Tirar o ministro Palocci por problemas de sua administração em Ribeirão Preto seria aceitável pelo mercado, desde que o substituto não mudasse a linha central da política econômica. O mais provável é que nada aconteça, mas se houver necessidade de substituir Palocci pela inviabilidade política de ele permanecer no governo diante de novas acusações, ou de um improvável depoimento traumático na CPI dos Bingos, o presidente Lula não tem a alternativa de dar uma guinada na conduta da política econômica.

Além disso, Lula tem outra armadilha pela frente, armada pelo seu hoje arquiinimigo Fernando Henrique Cardoso, que resolveu bater no "alto custo que o país está pagando" pelo que classifica de "ultra-ortodoxia" da atual política econômica, ou seja, o custo PT, que faria com que o país cresça a metade do que os demais países emergentes.

Quando Fernando Henrique critica a política fiscal "apertada a ponto de praticamente eliminar o investimento público federal e comprometer serviços fundamentais", ou quando fala que a combinação de taxa de câmbio, dívida interna elevada, taxas de juros altos e controle da inflação "nos condena a taxas de crescimento medíocres e desemprego estabilizado em nível elevado", está reverberando críticas que a própria oposição faz à equipe econômica.

Não importa se "a dose de juros cavalar" funcionou da mesma maneira em seu governo. Não vai dar para o PT fazer essas críticas à política econômica na campanha presidencial, sob pena de Lula fazer uma campanha esquizofrênica e perder o único trunfo que tem para mostrar: um crescimento econômico acentuado.

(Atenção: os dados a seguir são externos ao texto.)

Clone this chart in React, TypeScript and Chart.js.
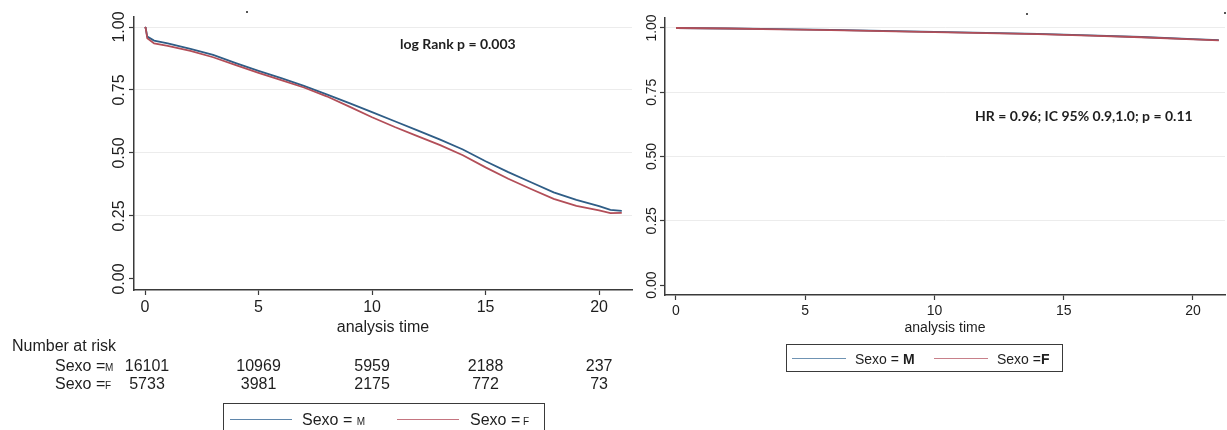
import React, { useEffect, useRef } from "react";
import { Chart, registerables } from "chart.js";

Chart.register(...registerables);

// ---------- DATA ----------
// Left panel: Kaplan-Meier survival by sex
const leftTimes = [0, 0.03, 0.1, 0.4, 1, 2, 3, 4, 5, 6, 7, 8, 9, 10, 11, 12, 13, 14, 15, 16, 17, 18, 19, 20, 20.5, 21];
const leftSurvM = [1.0, 0.995, 0.962, 0.946, 0.935, 0.913, 0.889, 0.857, 0.826, 0.797, 0.766, 0.733, 0.698, 0.662, 0.626, 0.59, 0.553, 0.514, 0.467, 0.424, 0.384, 0.344, 0.314, 0.289, 0.274, 0.27];
const leftSurvF = [1.0, 0.995, 0.955, 0.935, 0.925, 0.905, 0.88, 0.849, 0.818, 0.789, 0.76, 0.725, 0.684, 0.642, 0.603, 0.567, 0.531, 0.491, 0.443, 0.398, 0.357, 0.318, 0.29, 0.272, 0.261, 0.262];

// Right panel: adjusted survival by sex
const rightTimes = [0, 2, 4, 6, 8, 10, 12, 14, 16, 18, 20, 21];
const rightSurvM = [1.0, 0.998, 0.996, 0.993, 0.989, 0.985, 0.981, 0.977, 0.971, 0.965, 0.957, 0.953];
const rightSurvF = [1.0, 0.998, 0.995, 0.992, 0.988, 0.984, 0.98, 0.976, 0.97, 0.964, 0.956, 0.952];

// Axes ticks
const xTicks = [0, 5, 10, 15, 20];
const yTicks = [0, 0.25, 0.5, 0.75, 1.0];

// Number at risk table
const riskTimes = [0, 5, 10, 15, 20];
const riskM = [16101, 10969, 5959, 2188, 237];
const riskF = [5733, 3981, 2175, 772, 73];

// Labels
const seriesLabelM = "M";
const seriesLabelF = "F";
const xTitle = "analysis time";
const leftNote = "log Rank p = 0.003";
const rightNote = "HR = 0.96; IC 95% 0.9,1.0; p = 0.11";

// ---------- STYLE ----------
const BLUE = "#2f5d86";
const RED = "#b24e58";
const AXIS = "#3a3a3a";
const TEXT = "#1e1e1e";
const GRID = "#ececec";
const FONT = '"Liberation Sans", Arial, Helvetica, sans-serif';
const NOTE_FONT = "Lato, 'Open Sans', sans-serif";

function pts(t: number[], v: number[]) {
  return t.map((x, i) => ({ x, y: v[i] }));
}

type PanelOpts = {
  xMin: number;
  xMax: number;
  yMin: number;
  yMax: number;
  yWidth: number;
  xHeight: number;
  padTop: number;
  padRight: number;
  padBottom: number;
  fontSize: number;
  yPad: number;
  xPad: number;
  titlePad: number;
};

function makeConfig(t: number[], m: number[], f: number[], o: PanelOpts, plugins: any[] = []): any {
  return {
    type: "line",
    data: {
      datasets: [
        {
          label: "Sexo = " + seriesLabelM,
          data: pts(t, m),
          borderColor: BLUE,
          borderWidth: 1.8,
          pointRadius: 0,
          tension: 0,
          order: 1,
        },
        {
          label: "Sexo = " + seriesLabelF,
          data: pts(t, f),
          borderColor: RED,
          borderWidth: 1.8,
          pointRadius: 0,
          tension: 0,
          order: 0,
        },
      ],
    },
    options: {
      responsive: false,
      animation: false,
      devicePixelRatio: 1,
      layout: { padding: { top: o.padTop, right: o.padRight, bottom: o.padBottom, left: 0 } },
      plugins: { legend: { display: false }, tooltip: { enabled: false } },
      scales: {
        x: {
          type: "linear",
          min: o.xMin,
          max: o.xMax,
          afterBuildTicks: (s: any) => {
            s.ticks = xTicks.map((v) => ({ value: v }));
          },
          afterFit: (s: any) => {
            s.height = o.xHeight;
          },
          ticks: {
            autoSkip: false,
            maxRotation: 0,
            minRotation: 0,
            padding: o.xPad,
            color: TEXT,
            font: { family: FONT, size: o.fontSize },
            callback: (v: any) => String(v),
          },
          grid: { drawOnChartArea: false, drawTicks: true, tickLength: 5, tickColor: AXIS, tickWidth: 1.2 },
          border: { display: true, color: AXIS, width: 1.5 },
          title: {
            display: true,
            text: xTitle,
            color: TEXT,
            font: { family: FONT, size: o.fontSize },
            padding: { top: 0, bottom: o.titlePad },
          },
        },
        y: {
          type: "linear",
          min: o.yMin,
          max: o.yMax,
          afterBuildTicks: (s: any) => {
            s.ticks = yTicks.map((v) => ({ value: v }));
          },
          afterFit: (s: any) => {
            s.width = o.yWidth;
          },
          ticks: {
            minRotation: 90,
            maxRotation: 90,
            crossAlign: "center",
            padding: o.yPad,
            color: TEXT,
            font: { family: FONT, size: o.fontSize },
            callback: (v: any) => Number(v).toFixed(2),
          },
          grid: {
            drawTicks: true,
            tickLength: 5,
            tickColor: AXIS,
            tickWidth: 1.2,
            lineWidth: 1,
            color: (ctx: any) => (ctx.tick && ctx.tick.value === 0 ? "rgba(0,0,0,0)" : GRID),
          },
          border: { display: true, color: AXIS, width: 1.5 },
        },
      },
    },
    plugins,
  };
}

const riskTablePlugin = {
  id: "riskTable",
  afterDraw(chart: any) {
    const ctx = chart.ctx;
    const xs = chart.scales.x;
    ctx.save();
    ctx.fillStyle = TEXT;
    ctx.textBaseline = "middle";
    ctx.font = `16px ${FONT}`;
    ctx.textAlign = "left";
    ctx.fillText("Number at risk", 12, 347);
    const rows = [
      { lab: seriesLabelM, vals: riskM, y: 367 },
      { lab: seriesLabelF, vals: riskF, y: 385 },
    ];
    rows.forEach((r) => {
      ctx.font = `16px ${FONT}`;
      ctx.textAlign = "left";
      ctx.fillText("Sexo =", 55, r.y);
      ctx.font = `10px ${FONT}`;
      ctx.fillText(r.lab, 105, r.y + 1);
      ctx.font = `16px ${FONT}`;
      ctx.textAlign = "center";
      r.vals.forEach((v, i) => {
        const px = xs.getPixelForValue(riskTimes[i]);
        ctx.fillText(String(v), i === 0 ? px + 2 : px, r.y);
      });
    });
    ctx.restore();
  },
};

export default function App() {
  const leftRef = useRef<HTMLCanvasElement>(null);
  const rightRef = useRef<HTMLCanvasElement>(null);

  useEffect(() => {
    const left = new Chart(
      leftRef.current as HTMLCanvasElement,
      makeConfig(
        leftTimes,
        leftSurvM,
        leftSurvF,
        {
          xMin: -0.485,
          xMax: 21.45,
          yMin: -0.0437,
          yMax: 1.0397,
          yWidth: 134,
          xHeight: 50,
          padTop: 17,
          padRight: 8,
          padBottom: 90,
          fontSize: 16,
          yPad: -6,
          xPad: 3,
          titlePad: 3,
        },
        [riskTablePlugin]
      )
    );
    const right = new Chart(
      rightRef.current as HTMLCanvasElement,
      makeConfig(rightTimes, rightSurvM, rightSurvF, {
        xMin: -0.4255,
        xMax: 21.24,
        yMin: -0.0389,
        yMax: 1.0389,
        yWidth: 29,
        xHeight: 50,
        padTop: 18,
        padRight: 2,
        padBottom: 0,
        fontSize: 14,
        yPad: -6,
        xPad: 2.6,
        titlePad: 8.6,
      })
    );
    return () => {
      left.destroy();
      right.destroy();
    };
  }, []);

  const lineStyle = (color: string, left: number, width: number, top: number): React.CSSProperties => ({
    position: "absolute",
    left,
    top,
    width,
    height: 0,
    borderTop: `1.5px solid ${color}`,
  });

  const txt = (left: number, top: number, size: number, extra: React.CSSProperties = {}): React.CSSProperties => ({
    position: "absolute",
    left,
    top,
    fontFamily: FONT,
    fontSize: size,
    color: TEXT,
    whiteSpace: "nowrap",
    lineHeight: 1,
    ...extra,
  });

  const dot = (left: number, top: number): React.CSSProperties => ({
    position: "absolute",
    left,
    top,
    width: 2,
    height: 2,
    background: "#555",
  });

  return (
    <div
      style={{
        position: "absolute",
        left: 0,
        top: 0,
        width: 1227,
        height: 430,
        overflow: "hidden",
        background: "#fff",
      }}
    >
      <canvas ref={leftRef} width={640} height={430} style={{ position: "absolute", left: 0, top: 0, width: 640, height: 430 }} />
      <canvas ref={rightRef} width={591} height={345} style={{ position: "absolute", left: 636, top: 0, width: 591, height: 345 }} />

      {/* annotations */}
      <div style={txt(400, 37, 14, { fontFamily: NOTE_FONT, fontWeight: 700 })}>{leftNote}</div>
      <div style={txt(975, 109, 14, { fontFamily: NOTE_FONT, fontWeight: 700 })}>{rightNote}</div>

      {/* tiny marks at top */}
      <div style={dot(246, 11)} />
      <div style={dot(1026, 13)} />
      <div style={dot(1224, 12)} />

      {/* left legend */}
      <div
        style={{
          position: "absolute",
          left: 223,
          top: 403,
          width: 322,
          height: 32,
          border: `1.5px solid ${AXIS}`,
          boxSizing: "border-box",
        }}
      >
        <div style={lineStyle("#5f86ab", 6, 62, 15)} />
        <div style={txt(78, 8, 16)}>
          Sexo = <span style={{ fontSize: 10 }}>{seriesLabelM}</span>
        </div>
        <div style={lineStyle("#c57580", 173, 62, 15)} />
        <div style={txt(246, 8, 16)}>
          Sexo =<span style={{ fontSize: 10 }}> {seriesLabelF}</span>
        </div>
      </div>

      {/* right legend */}
      <div
        style={{
          position: "absolute",
          left: 786,
          top: 344,
          width: 277,
          height: 28,
          border: `1.5px solid ${AXIS}`,
          boxSizing: "border-box",
        }}
      >
        <div style={lineStyle("#6f93b3", 5, 54, 13)} />
        <div style={txt(68, 7, 14)}>
          Sexo = <b>{seriesLabelM}</b>
        </div>
        <div style={lineStyle("#c8808a", 147, 54, 13)} />
        <div style={txt(210, 7, 14)}>
          Sexo =<b>{seriesLabelF}</b>
        </div>
      </div>
    </div>
  );
}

Há quem preveja que o país estará crescendo a 5% nas proximidades da eleição.

Os próximos meses, portanto, serão de tensão crescente, com a política econômica sendo posta em xeque pela base partidária governista, que anseia por mais verbas para gastar no ano eleitoral que já se iniciou. E Lula terá que continuar em uma posição ambígua, defendendo a política econômica mas abrindo espaços para sua contestação.